There's a lot of modals and tabs and all that in Formie and our form building experience is very seamless and intuitive. And certainly saves you some mileage on your mouse. And then, of course, allowing your form building to be a lot faster. We also have a new express edition for Freeform 5. That'll be a free edition and includes 1 form. You can always upgrade to the lite or pro edition at any point if you need access to more forms and features. So that's another advantage that we have.

Mitchell: Oh, I didn't know about this. I like it. I'm always trying to get you guys to do something for free because it's such a good lead gen. Like it's such a good opportunity for anybody to come in and try out a product and start to engage in it. The freemium model’s, of course, a done deal now. It's just such a win.

So that's sweet. I'm glad to hear that. So how else, how else are we different, Kelsey? Or does that pretty much sum it up there?

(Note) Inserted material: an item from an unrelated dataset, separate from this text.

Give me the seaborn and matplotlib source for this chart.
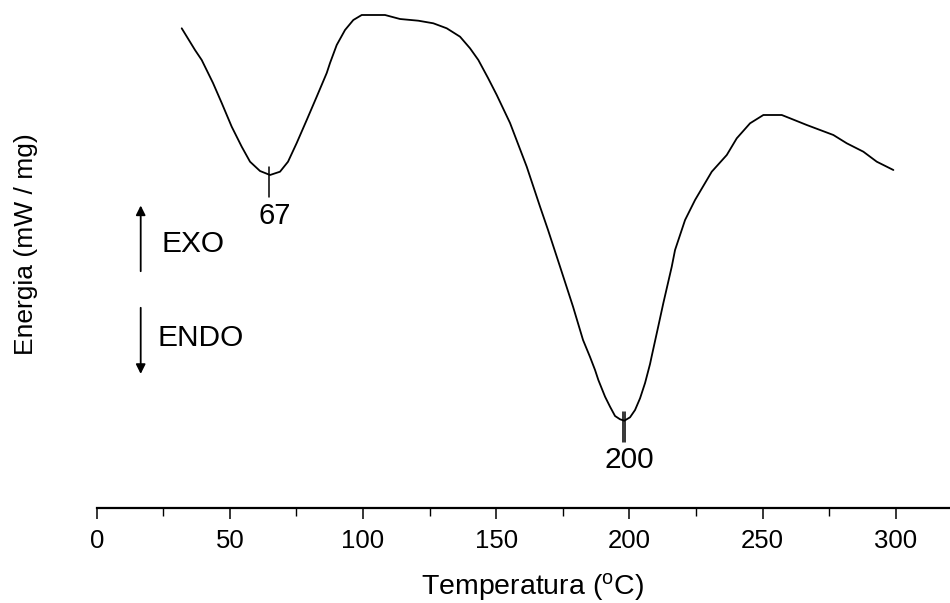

Kelsey: I mean, I think a lot of features and approaches can be done with both Formie and Freeform. I guess I'd be a bit biased to say that I think that many of our ways are superior. But another advantage we have is the new Stripe integration. We have implemented the new Stripe payment element, and that basically allows over 40 different payment options. So it includes Apple Pay, Google Pay, PayPal within Europe, bank payments, deferred payments. It's a whole lot more powerful than what we had in Freeform 4. And it's a whole lot more powerful than what Formie currently has.

Mitchell: Well, why don't we wrap there, uh, we can wrap up our discussion of the new features available in Freeform 5. And in about two weeks time, let's have another episode, where we'll get into the new payments capabilities of Freeform 5. How's that sound?

Kelsey: Okay, sounds good.

[Music] You’ve been listening to the Solspace podcast.